GIVEN PROBLEM: What is to be printed is the span of lines starting at the one containing "Give me the" and ending at the one containing "const yTicks = [0, 20, 40, 60, 80];", reproduced exactly with pictures left out.

* BEGIN INFORMATION GIVEN *

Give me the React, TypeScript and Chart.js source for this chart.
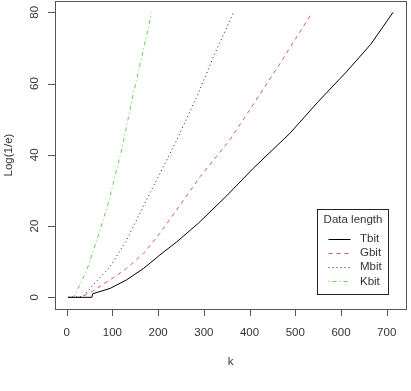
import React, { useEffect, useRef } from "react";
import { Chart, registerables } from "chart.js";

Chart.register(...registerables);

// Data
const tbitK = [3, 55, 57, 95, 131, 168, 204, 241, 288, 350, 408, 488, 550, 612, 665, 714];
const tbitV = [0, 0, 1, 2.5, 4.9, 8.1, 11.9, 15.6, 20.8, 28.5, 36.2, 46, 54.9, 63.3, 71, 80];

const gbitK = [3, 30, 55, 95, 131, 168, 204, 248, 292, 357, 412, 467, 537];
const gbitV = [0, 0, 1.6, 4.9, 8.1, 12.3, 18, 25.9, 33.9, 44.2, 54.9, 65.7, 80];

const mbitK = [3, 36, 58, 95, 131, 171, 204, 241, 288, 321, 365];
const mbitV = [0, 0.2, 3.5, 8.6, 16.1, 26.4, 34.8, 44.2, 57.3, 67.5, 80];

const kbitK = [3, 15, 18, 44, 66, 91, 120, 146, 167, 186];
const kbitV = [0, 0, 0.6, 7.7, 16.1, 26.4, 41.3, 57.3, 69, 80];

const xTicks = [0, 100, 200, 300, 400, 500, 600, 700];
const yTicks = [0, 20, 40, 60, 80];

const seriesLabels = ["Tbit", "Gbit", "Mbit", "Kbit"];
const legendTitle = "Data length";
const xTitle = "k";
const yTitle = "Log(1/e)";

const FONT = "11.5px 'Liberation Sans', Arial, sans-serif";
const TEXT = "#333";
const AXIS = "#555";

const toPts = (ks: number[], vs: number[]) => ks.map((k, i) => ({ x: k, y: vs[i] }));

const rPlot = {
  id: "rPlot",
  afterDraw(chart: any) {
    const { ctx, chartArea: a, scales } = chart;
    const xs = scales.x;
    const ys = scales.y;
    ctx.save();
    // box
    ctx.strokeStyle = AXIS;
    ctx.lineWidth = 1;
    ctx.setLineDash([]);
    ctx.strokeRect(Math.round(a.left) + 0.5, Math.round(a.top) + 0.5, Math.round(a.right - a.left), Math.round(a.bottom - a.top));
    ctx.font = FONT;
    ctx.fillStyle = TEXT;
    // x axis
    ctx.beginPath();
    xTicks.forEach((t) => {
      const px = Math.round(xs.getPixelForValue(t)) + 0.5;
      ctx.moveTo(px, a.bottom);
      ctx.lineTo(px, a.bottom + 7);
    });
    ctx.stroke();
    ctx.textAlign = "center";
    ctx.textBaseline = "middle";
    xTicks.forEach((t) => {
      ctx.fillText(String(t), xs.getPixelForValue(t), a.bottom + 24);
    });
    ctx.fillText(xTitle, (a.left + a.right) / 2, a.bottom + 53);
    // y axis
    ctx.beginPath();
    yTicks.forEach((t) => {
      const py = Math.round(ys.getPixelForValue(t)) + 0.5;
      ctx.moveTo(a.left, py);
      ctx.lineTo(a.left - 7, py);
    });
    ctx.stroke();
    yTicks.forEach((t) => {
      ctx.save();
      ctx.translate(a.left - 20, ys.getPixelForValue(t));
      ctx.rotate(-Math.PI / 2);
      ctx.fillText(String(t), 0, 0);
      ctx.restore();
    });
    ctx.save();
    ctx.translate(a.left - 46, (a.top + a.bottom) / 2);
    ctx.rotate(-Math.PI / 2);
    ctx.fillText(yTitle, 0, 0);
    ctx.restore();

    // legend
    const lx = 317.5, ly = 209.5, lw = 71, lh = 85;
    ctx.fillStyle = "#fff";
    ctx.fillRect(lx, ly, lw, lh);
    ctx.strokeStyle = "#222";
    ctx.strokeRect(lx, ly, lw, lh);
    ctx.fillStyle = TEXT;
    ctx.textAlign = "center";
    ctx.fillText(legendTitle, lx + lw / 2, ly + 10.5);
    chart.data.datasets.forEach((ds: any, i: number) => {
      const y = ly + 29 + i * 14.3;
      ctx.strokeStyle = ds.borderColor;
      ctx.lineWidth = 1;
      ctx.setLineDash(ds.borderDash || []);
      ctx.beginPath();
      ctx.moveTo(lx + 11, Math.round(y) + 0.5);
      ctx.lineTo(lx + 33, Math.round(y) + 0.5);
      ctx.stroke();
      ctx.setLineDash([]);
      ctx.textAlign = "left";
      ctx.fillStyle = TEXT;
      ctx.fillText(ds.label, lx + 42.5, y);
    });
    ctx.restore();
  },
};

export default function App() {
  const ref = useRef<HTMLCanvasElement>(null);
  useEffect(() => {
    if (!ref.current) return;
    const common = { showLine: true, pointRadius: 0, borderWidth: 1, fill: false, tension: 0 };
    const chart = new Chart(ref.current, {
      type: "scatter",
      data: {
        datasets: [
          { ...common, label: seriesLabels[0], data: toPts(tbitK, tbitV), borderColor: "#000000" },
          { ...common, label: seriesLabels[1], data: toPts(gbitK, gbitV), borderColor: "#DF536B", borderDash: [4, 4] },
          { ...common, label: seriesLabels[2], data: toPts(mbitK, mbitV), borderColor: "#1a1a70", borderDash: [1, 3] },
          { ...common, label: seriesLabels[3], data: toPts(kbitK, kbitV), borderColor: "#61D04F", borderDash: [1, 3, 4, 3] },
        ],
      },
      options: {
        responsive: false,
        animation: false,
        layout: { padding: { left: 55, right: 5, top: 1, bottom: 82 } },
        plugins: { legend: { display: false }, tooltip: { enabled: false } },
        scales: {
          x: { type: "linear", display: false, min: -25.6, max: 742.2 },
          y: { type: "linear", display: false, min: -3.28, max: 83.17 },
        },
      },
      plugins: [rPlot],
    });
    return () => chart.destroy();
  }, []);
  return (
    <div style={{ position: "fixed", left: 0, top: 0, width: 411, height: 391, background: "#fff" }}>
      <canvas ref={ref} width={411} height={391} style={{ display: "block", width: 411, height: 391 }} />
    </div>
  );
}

* END INFORMATION GIVEN *
* BEGIN INFORMATION GIVEN *

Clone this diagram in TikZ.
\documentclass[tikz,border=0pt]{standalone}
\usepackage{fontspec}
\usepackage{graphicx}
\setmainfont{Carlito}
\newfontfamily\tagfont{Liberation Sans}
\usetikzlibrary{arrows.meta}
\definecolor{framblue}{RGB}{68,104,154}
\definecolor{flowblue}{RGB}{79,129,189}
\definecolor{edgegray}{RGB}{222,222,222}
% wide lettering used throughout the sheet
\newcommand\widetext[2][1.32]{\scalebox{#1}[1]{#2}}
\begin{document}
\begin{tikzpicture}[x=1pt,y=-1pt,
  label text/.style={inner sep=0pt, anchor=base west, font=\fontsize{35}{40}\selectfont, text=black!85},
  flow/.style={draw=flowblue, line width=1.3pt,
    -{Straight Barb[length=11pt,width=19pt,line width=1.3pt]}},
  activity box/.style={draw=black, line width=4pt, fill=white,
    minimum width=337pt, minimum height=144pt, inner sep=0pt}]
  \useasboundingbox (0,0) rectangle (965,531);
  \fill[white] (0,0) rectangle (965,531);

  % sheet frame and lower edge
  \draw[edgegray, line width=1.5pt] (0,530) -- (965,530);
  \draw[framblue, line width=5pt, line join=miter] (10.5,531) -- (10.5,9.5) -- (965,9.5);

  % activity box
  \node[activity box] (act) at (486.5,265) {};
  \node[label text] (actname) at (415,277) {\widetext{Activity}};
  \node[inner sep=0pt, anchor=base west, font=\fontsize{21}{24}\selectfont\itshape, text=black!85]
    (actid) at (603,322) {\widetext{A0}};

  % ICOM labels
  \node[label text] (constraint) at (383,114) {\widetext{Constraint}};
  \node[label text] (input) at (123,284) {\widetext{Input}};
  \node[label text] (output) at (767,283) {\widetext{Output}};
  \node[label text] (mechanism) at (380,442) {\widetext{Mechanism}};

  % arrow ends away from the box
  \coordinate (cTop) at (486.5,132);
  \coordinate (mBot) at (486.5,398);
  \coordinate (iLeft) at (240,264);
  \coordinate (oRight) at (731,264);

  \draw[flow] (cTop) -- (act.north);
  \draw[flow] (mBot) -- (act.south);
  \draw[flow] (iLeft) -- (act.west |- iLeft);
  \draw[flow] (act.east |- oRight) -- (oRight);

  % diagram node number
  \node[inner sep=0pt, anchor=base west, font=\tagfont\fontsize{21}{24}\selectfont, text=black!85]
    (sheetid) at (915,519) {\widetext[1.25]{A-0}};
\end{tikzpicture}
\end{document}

* END INFORMATION GIVEN *

COMPLETED EXERCISE:
Give me the React, TypeScript and Chart.js source for this chart.
import React, { useEffect, useRef } from "react";
import { Chart, registerables } from "chart.js";

Chart.register(...registerables);

// Data
const tbitK = [3, 55, 57, 95, 131, 168, 204, 241, 288, 350, 408, 488, 550, 612, 665, 714];
const tbitV = [0, 0, 1, 2.5, 4.9, 8.1, 11.9, 15.6, 20.8, 28.5, 36.2, 46, 54.9, 63.3, 71, 80];

const gbitK = [3, 30, 55, 95, 131, 168, 204, 248, 292, 357, 412, 467, 537];
const gbitV = [0, 0, 1.6, 4.9, 8.1, 12.3, 18, 25.9, 33.9, 44.2, 54.9, 65.7, 80];

const mbitK = [3, 36, 58, 95, 131, 171, 204, 241, 288, 321, 365];
const mbitV = [0, 0.2, 3.5, 8.6, 16.1, 26.4, 34.8, 44.2, 57.3, 67.5, 80];

const kbitK = [3, 15, 18, 44, 66, 91, 120, 146, 167, 186];
const kbitV = [0, 0, 0.6, 7.7, 16.1, 26.4, 41.3, 57.3, 69, 80];

const xTicks = [0, 100, 200, 300, 400, 500, 600, 700];
const yTicks = [0, 20, 40, 60, 80];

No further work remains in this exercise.